The Paradox of Plenty? – Are natural resources a blessing or a curse?
The intuitive answer is that they should be a blessing. All things being equal, one would rather live in a country rich in energy, minerals, and other wealth than in a poor country. But if you study the “resource curse” you see that all things are not equal. Countries with lots of energy or mining resources tend to grow more slowly than other countries. Why should this be?
Wealth in one commodity tends to focus the economy on that product, to the detriment of having a balanced, diversified production base. Commodities tend to experience boom/bust cycles, leading to over and under-investment. And resource-rich regimes tend to fund themselves from their wealth, not taxes, weakening the social bonds that ties citizens to their governments.
The result is poor governance and a narrow, boom/bust economy. As a result, from 1965 to 1998 the oil-rich OPEC countries shrank by 1.3% per year on a per-capita basis, while in the rest of the developing world grew by 2.2%. One of the founders of OPEC called oil “the Devil’s excrement.”
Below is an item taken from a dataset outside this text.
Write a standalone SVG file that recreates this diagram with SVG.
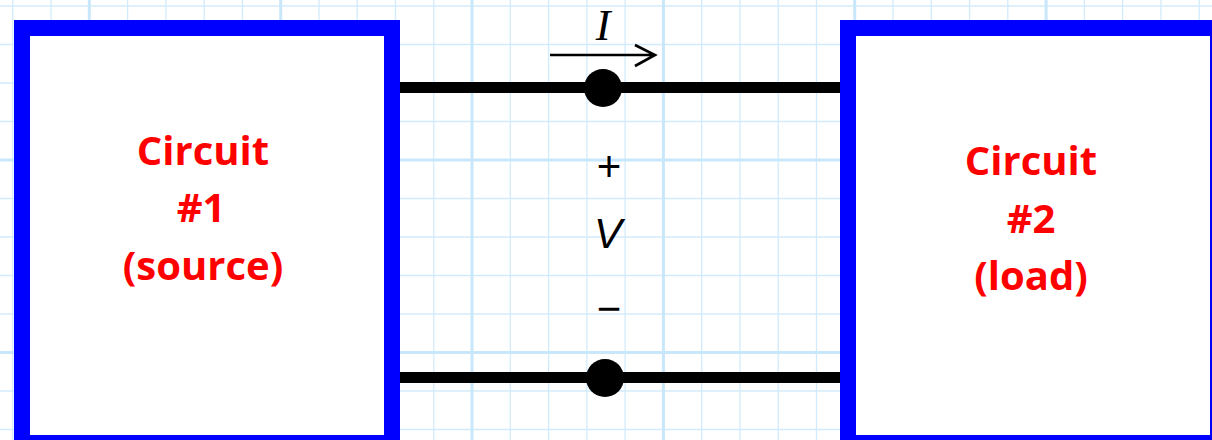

So are North Dakota and Saskatchewan doomed? Probably not. The resource curse comes into play when governance is weak. There are plenty of countries like Norway and Australia where those who develop the resources are subject to checks and balances, and their democratic institutions are highly transparent
As in many other areas of life, money isn’t the problem; managing it is. Abundant resources should be a good thing, and can be, if they’re managed well.